From the records, pick out and copy each line containing "this".

## BEGIN Material to process

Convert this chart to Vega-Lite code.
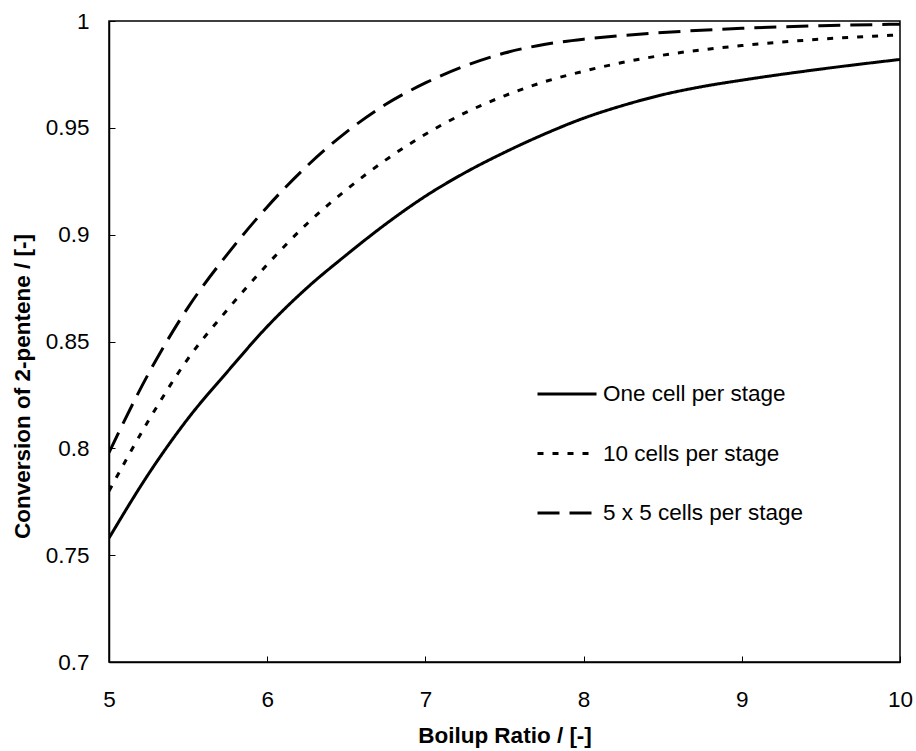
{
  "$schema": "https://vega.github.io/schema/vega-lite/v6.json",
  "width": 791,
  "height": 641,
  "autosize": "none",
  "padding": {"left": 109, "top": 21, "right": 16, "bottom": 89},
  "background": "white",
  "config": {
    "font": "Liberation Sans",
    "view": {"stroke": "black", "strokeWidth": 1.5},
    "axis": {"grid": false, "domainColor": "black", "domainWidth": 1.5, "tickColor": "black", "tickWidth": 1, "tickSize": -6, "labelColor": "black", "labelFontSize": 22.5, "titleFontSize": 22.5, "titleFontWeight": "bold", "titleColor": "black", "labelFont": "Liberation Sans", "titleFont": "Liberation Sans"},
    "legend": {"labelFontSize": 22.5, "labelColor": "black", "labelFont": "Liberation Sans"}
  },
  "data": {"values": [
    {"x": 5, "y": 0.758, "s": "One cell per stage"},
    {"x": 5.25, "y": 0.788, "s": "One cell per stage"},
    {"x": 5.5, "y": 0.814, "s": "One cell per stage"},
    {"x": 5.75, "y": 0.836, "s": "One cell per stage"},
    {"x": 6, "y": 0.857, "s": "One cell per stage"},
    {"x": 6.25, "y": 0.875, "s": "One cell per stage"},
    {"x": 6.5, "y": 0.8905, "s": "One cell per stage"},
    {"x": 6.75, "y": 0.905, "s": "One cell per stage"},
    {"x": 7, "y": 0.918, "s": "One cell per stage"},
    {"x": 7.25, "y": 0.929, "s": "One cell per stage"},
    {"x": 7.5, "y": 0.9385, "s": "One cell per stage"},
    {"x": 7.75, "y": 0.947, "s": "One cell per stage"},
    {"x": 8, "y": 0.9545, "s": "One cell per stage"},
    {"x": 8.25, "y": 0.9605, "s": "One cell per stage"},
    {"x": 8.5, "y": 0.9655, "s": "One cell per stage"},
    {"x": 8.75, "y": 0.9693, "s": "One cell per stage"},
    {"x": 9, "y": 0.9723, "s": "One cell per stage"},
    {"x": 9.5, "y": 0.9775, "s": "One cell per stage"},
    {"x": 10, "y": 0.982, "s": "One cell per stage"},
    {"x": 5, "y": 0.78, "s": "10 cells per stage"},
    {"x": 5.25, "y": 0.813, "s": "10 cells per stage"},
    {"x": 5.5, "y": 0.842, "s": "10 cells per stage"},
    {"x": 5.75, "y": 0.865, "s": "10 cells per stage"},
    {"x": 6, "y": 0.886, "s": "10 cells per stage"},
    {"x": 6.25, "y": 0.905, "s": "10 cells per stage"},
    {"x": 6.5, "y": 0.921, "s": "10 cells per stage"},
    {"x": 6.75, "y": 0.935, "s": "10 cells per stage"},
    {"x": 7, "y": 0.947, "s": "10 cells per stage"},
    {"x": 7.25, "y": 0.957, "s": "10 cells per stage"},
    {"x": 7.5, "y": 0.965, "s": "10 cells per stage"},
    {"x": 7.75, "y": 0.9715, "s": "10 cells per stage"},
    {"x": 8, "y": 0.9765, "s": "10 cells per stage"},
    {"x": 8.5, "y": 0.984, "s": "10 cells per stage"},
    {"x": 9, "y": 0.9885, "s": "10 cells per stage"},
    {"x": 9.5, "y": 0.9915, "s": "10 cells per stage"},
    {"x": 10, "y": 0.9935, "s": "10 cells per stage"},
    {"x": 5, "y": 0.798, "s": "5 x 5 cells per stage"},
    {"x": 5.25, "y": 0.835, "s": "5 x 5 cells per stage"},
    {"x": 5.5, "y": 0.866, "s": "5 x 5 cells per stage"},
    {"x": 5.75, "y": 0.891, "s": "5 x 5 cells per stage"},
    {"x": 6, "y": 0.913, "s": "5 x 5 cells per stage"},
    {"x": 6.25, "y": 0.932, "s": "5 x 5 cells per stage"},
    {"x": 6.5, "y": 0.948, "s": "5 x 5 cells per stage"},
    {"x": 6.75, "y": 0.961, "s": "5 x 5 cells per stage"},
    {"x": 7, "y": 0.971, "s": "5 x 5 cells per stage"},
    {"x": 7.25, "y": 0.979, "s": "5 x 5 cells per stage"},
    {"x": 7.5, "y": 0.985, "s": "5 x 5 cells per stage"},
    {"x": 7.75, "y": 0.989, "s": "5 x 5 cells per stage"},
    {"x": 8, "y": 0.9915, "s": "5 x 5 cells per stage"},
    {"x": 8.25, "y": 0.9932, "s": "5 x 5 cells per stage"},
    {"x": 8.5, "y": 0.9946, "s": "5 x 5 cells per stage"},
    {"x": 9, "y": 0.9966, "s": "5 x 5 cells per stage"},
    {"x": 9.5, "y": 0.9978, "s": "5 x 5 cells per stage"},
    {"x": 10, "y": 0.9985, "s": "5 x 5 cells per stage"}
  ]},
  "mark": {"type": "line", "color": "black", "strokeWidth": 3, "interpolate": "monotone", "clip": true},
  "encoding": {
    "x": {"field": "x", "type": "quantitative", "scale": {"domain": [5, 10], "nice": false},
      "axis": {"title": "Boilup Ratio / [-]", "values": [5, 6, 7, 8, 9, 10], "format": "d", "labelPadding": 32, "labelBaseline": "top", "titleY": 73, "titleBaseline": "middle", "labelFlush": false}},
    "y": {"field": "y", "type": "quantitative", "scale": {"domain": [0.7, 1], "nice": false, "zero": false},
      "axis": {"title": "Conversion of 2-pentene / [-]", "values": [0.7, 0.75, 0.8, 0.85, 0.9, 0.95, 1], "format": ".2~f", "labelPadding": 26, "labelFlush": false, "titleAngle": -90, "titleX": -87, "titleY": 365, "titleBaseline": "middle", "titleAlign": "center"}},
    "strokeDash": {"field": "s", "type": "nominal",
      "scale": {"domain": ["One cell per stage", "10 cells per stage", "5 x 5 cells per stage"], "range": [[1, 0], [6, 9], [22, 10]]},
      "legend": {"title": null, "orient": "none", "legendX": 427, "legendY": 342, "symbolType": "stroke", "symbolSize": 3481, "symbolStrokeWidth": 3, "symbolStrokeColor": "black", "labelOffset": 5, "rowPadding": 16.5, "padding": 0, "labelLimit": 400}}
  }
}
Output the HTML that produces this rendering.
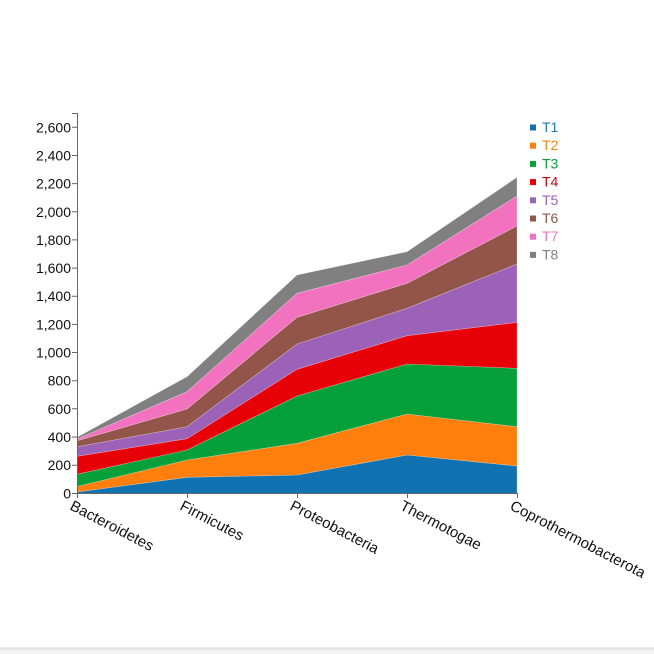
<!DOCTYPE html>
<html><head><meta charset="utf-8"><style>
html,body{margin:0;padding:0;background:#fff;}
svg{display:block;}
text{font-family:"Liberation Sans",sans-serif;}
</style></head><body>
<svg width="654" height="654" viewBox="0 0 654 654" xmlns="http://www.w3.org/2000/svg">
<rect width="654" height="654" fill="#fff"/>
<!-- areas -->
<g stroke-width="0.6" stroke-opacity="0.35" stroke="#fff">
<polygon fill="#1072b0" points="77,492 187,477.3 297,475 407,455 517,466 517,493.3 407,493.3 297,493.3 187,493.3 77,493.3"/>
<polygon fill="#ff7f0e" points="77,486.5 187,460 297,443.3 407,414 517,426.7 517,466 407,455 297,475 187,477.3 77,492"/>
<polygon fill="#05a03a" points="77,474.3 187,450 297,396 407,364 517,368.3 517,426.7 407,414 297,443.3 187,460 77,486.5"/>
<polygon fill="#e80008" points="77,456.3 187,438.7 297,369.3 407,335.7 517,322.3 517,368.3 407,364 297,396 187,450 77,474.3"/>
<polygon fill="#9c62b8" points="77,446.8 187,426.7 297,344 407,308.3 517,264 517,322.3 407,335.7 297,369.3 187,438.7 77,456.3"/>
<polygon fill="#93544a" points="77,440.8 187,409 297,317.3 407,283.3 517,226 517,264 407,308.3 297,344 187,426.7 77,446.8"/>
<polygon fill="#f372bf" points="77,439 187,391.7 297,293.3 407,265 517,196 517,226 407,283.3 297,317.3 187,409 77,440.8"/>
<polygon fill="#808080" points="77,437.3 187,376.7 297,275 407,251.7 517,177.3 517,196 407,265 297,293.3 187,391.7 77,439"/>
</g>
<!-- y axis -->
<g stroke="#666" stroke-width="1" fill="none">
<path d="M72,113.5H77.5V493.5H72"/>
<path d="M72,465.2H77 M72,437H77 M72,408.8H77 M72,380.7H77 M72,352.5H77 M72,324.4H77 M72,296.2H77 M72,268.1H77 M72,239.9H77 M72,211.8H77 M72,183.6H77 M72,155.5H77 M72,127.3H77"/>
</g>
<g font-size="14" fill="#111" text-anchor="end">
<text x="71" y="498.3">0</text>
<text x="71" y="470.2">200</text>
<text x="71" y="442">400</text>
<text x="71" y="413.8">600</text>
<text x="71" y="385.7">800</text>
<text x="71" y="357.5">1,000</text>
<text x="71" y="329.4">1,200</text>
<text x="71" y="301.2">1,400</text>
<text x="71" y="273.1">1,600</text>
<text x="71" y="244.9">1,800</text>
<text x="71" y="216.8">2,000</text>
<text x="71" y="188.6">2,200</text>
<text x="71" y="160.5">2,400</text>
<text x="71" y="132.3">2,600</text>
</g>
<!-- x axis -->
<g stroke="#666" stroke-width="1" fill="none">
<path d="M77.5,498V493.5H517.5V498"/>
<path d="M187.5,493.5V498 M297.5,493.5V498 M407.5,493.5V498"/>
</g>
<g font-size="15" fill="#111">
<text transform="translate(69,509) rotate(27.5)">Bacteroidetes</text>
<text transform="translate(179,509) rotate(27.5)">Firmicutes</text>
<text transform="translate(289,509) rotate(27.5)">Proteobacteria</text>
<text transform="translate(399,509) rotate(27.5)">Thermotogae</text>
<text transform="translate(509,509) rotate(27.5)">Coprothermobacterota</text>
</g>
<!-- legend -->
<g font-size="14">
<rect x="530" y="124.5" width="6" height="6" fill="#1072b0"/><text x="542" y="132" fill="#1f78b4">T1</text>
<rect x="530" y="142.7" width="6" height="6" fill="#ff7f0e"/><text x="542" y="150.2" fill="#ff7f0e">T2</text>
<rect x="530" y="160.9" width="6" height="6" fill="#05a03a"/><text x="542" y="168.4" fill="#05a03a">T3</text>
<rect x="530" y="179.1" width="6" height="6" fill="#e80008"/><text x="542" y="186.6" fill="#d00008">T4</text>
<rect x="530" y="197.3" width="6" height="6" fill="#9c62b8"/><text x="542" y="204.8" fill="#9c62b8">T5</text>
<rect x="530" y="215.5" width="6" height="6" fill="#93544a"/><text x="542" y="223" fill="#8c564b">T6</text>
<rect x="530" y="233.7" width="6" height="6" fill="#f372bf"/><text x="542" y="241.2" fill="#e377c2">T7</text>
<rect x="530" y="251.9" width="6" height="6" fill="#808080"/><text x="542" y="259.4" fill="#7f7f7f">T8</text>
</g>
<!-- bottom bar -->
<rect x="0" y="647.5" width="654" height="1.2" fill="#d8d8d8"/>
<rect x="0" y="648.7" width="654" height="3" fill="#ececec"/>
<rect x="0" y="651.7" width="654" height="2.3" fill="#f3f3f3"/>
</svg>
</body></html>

## END Material to process

▶ [Exercise response]:
Convert this chart to Vega-Lite code.
Output the HTML that produces this rendering.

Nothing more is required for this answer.